▶ _Problem details_
Your task is to print, exactly and only, the lines from the start of the entries below through the line with "length=3, color='#808080', pad=2)". Include both ends, but skip the pictures.

▶ _Stored items_
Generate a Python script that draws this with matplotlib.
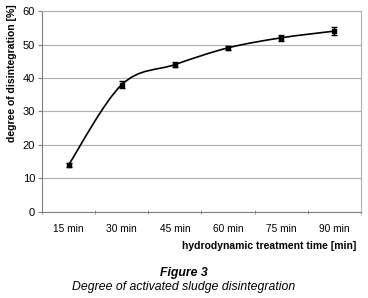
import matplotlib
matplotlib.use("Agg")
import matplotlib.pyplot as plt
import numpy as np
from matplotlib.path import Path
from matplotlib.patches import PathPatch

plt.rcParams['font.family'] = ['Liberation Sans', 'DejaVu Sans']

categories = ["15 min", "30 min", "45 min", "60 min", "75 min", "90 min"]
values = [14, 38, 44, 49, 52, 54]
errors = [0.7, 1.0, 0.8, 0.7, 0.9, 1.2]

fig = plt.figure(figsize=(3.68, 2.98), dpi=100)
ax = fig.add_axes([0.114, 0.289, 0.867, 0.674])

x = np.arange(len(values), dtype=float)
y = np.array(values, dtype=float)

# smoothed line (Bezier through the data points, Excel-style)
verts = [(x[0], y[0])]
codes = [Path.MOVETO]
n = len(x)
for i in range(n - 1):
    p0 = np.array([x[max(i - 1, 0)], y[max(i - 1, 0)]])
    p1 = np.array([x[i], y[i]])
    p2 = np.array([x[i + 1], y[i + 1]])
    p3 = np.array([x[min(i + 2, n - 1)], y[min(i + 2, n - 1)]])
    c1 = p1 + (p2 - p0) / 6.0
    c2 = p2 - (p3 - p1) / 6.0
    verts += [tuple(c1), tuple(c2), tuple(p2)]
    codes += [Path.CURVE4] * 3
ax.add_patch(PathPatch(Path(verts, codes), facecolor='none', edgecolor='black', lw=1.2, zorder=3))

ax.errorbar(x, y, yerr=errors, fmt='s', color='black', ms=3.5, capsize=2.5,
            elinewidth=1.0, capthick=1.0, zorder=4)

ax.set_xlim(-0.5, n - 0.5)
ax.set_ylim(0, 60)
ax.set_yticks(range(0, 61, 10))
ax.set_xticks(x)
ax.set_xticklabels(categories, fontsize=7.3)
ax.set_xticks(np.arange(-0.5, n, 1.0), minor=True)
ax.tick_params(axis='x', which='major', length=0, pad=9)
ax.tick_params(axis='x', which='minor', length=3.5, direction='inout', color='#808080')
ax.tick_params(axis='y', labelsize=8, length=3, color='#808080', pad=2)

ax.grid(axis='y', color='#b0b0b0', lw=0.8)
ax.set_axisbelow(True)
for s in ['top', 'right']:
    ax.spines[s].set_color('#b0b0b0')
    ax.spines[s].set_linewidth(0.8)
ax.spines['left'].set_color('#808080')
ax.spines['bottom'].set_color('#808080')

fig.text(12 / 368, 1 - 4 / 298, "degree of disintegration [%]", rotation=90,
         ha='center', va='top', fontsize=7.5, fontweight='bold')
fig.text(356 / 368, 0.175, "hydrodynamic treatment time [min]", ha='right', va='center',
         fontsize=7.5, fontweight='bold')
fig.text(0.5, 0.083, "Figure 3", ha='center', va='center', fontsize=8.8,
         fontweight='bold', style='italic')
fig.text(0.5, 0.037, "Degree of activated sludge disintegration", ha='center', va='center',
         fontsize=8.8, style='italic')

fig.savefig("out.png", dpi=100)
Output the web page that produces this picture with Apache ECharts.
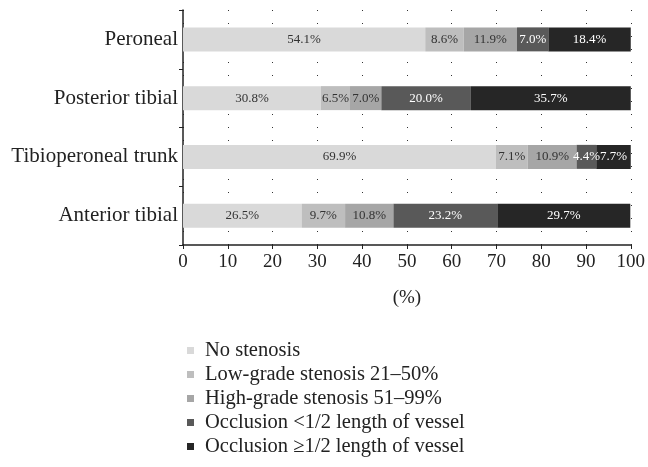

▶ _Task solution_
Generate a Python script that draws this with matplotlib.
import matplotlib
matplotlib.use("Agg")
import matplotlib.pyplot as plt
import numpy as np
from matplotlib.path import Path
from matplotlib.patches import PathPatch

plt.rcParams['font.family'] = ['Liberation Sans', 'DejaVu Sans']

categories = ["15 min", "30 min", "45 min", "60 min", "75 min", "90 min"]
values = [14, 38, 44, 49, 52, 54]
errors = [0.7, 1.0, 0.8, 0.7, 0.9, 1.2]

fig = plt.figure(figsize=(3.68, 2.98), dpi=100)
ax = fig.add_axes([0.114, 0.289, 0.867, 0.674])

x = np.arange(len(values), dtype=float)
y = np.array(values, dtype=float)

# smoothed line (Bezier through the data points, Excel-style)
verts = [(x[0], y[0])]
codes = [Path.MOVETO]
n = len(x)
for i in range(n - 1):
    p0 = np.array([x[max(i - 1, 0)], y[max(i - 1, 0)]])
    p1 = np.array([x[i], y[i]])
    p2 = np.array([x[i + 1], y[i + 1]])
    p3 = np.array([x[min(i + 2, n - 1)], y[min(i + 2, n - 1)]])
    c1 = p1 + (p2 - p0) / 6.0
    c2 = p2 - (p3 - p1) / 6.0
    verts += [tuple(c1), tuple(c2), tuple(p2)]
    codes += [Path.CURVE4] * 3
ax.add_patch(PathPatch(Path(verts, codes), facecolor='none', edgecolor='black', lw=1.2, zorder=3))

ax.errorbar(x, y, yerr=errors, fmt='s', color='black', ms=3.5, capsize=2.5,
            elinewidth=1.0, capthick=1.0, zorder=4)

ax.set_xlim(-0.5, n - 0.5)
ax.set_ylim(0, 60)
ax.set_yticks(range(0, 61, 10))
ax.set_xticks(x)
ax.set_xticklabels(categories, fontsize=7.3)
ax.set_xticks(np.arange(-0.5, n, 1.0), minor=True)
ax.tick_params(axis='x', which='major', length=0, pad=9)
ax.tick_params(axis='x', which='minor', length=3.5, direction='inout', color='#808080')
ax.tick_params(axis='y', labelsize=8, length=3, color='#808080', pad=2)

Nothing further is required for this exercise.